Marketing and Promotional Investments form the second biggest component after ‘cost of the goods sold’ in a consumer goods manufacturer’s P&L. Companies spend significantly on price promotions, promotional displays, coupons etc. to be able to gain their market share. However, it is no secret that many CPG companies lose money on several promotions in their quest to generate additional sales volumes. Many are unable to differentiate between ‘good’ (positive ROI) versus ‘bad’ (negative ROI) promotions. For those that can effectively do that, the value proposition is enormous. A 15% improvement in trade promotion effectiveness can result in up to 30% improvement in operating profit (assuming a trade Investment of 20% of sales and margin of 10% of sales). For most CPG companies, it is hard to find a more significant and clear-cut financial opportunity than being more effective in customer account planning and trade promotions planning and execution.
With customer account planning, promotion planning and execution and promotional analytics being so critical in determining your company’s profitability and growth, it is natural that as a Business or IT leader in the CPG industry, you must continually be asking the following questions?
- Do our key account managers have sound account planning and promotion planning tools to effectively collaborate with trade partners?
- Do our key account managers and executives have near real time visibility into non-promoted volume, promoted volume, trade-spend and promotional P&L? Or are our planners doing ‘blind planning’?
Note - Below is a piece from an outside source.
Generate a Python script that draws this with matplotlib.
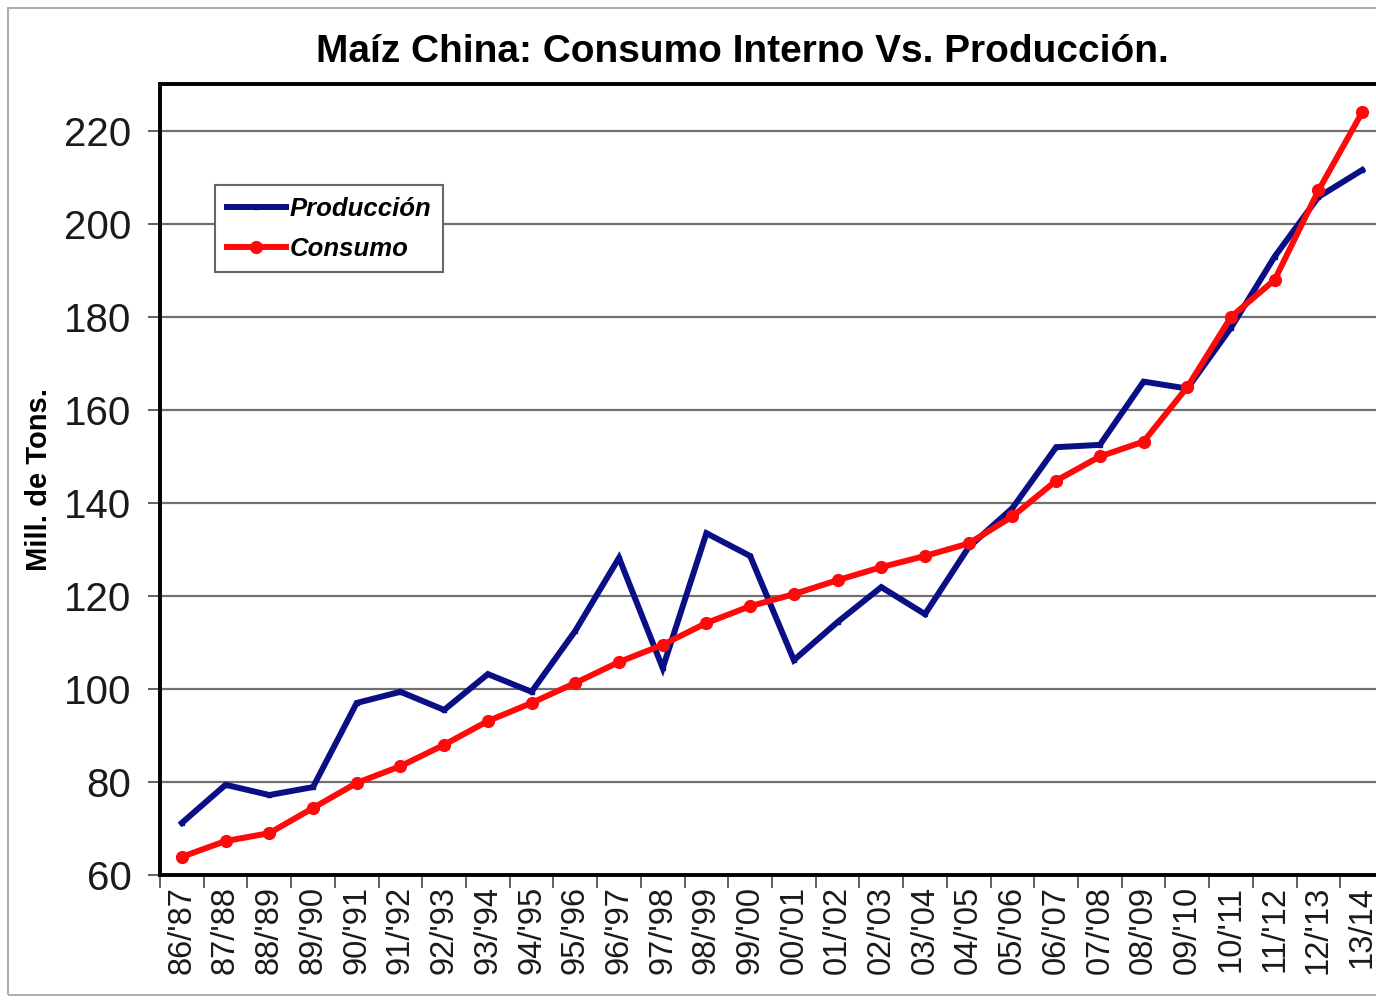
import matplotlib
matplotlib.use("Agg")
import matplotlib.pyplot as plt
from matplotlib.patches import Rectangle

categories = ["86/'87", "87/'88", "88/'89", "89/'90", "90/'91", "91/'92", "92/'93",
              "93/'94", "94/'95", "95/'96", "96/'97", "97/'98", "98/'99", "99/'00",
              "00/'01", "01/'02", "02/'03", "03/'04", "04/'05", "05/'06", "06/'07",
              "07/'08", "08/'09", "09/'10", "10/'11", "11/'12", "12/'13", "13/14"]

produccion = [71.2, 79.4, 77.2, 78.9, 97.0, 99.4, 95.5, 103.2, 99.4, 112.5, 128.2,
              104.5, 133.5, 128.6, 106.2, 114.4, 121.9, 116.1, 130.5, 138.9, 152.0,
              152.5, 166.1, 164.6, 177.7, 193.0, 205.8, 211.6]

consumo = [63.9, 67.3, 69.0, 74.4, 79.8, 83.4, 88.0, 93.1, 97.0, 101.3, 105.8,
           109.5, 114.2, 117.8, 120.4, 123.4, 126.2, 128.6, 131.3, 137.1, 144.8,
           150.0, 153.2, 164.9, 180.0, 188.0, 207.2, 224.0]

yticks = [60, 80, 100, 120, 140, 160, 180, 200, 220]

plt.rcParams['font.family'] = ['Liberation Sans', 'DejaVu Sans']

W, H = 1376, 1000
fig = plt.figure(figsize=(W / 100, H / 100), dpi=100)
fig.patch.set_facecolor('white')

# outer frame
fig.patches.append(Rectangle((8 / W, 5 / H), 1.2, 1 - 13 / H, transform=fig.transFigure,
                             fill=False, edgecolor='#b0b0b0', linewidth=1.5))

left, right, top, bottom = 160, 1384, 84, 875
ax = fig.add_axes([left / W, 1 - bottom / H, (right - left) / W, (bottom - top) / H])

x = list(range(len(categories)))
ax.plot(x, produccion, color='#0b0f86', linewidth=4.3, marker='s', markersize=3.5,
        label='Producción', zorder=3, solid_joinstyle='miter')
ax.plot(x, consumo, color='#ff0a0a', linewidth=4.3, marker='o', markersize=8.5,
        label='Consumo', zorder=4)

ax.set_xlim(-0.5, len(categories) - 0.5)
ax.set_ylim(60, 230.1)
ax.set_yticks(yticks)
ax.set_yticklabels([str(v) for v in yticks], fontsize=29, color='#1a1a1a')
ax.yaxis.grid(True, color='#707070', linewidth=1.6)
ax.set_axisbelow(True)

ax.set_xticks(x)
ax.set_xticklabels(categories, rotation=90, fontsize=23.5, color='#1a1a1a')
ax.set_xticks([i - 0.5 for i in range(len(categories) + 1)], minor=True)
ax.tick_params(axis='x', which='major', length=0, pad=8)
ax.tick_params(axis='x', which='minor', length=9, width=1.3, color='#555555')
ax.tick_params(axis='y', length=8.5, width=1.3, color='#555555', pad=12)

for s in ['left', 'bottom', 'top']:
    ax.spines[s].set_linewidth(2.8)
    ax.spines[s].set_color('black')
ax.spines['right'].set_visible(False)

ax.set_ylabel('Mill. de Tons.', fontsize=21, fontweight='bold', labelpad=8)

fig.text(742 / W, 1 - 52 / H, 'Maíz China: Consumo Interno Vs. Producción.',
         ha='center', va='center', fontsize=28, fontweight='bold')

leg = ax.legend(loc='upper left', bbox_to_anchor=(0.045, 0.872), borderaxespad=0,
                frameon=True, fancybox=False, edgecolor='#666666', framealpha=1,
                prop={'weight': 'bold', 'style': 'italic', 'size': 18.5},
                handlelength=2.3, handletextpad=0.15, borderpad=0.45, labelspacing=0.62)
leg.get_frame().set_linewidth(1.5)

fig.savefig('out.png', dpi=100)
- Am I promoting the right brands / categories / products? Have these promotions been effective?
- Do we have a complete system to manage volume, price, promotions, trade spend, funds, and claims that seamlessly integrates with our ERP order processing and financials?
- How can I leverage SAP in-memory technologies such as HANA to improve our system performance, usability, accuracy and visibility and simplify our processes?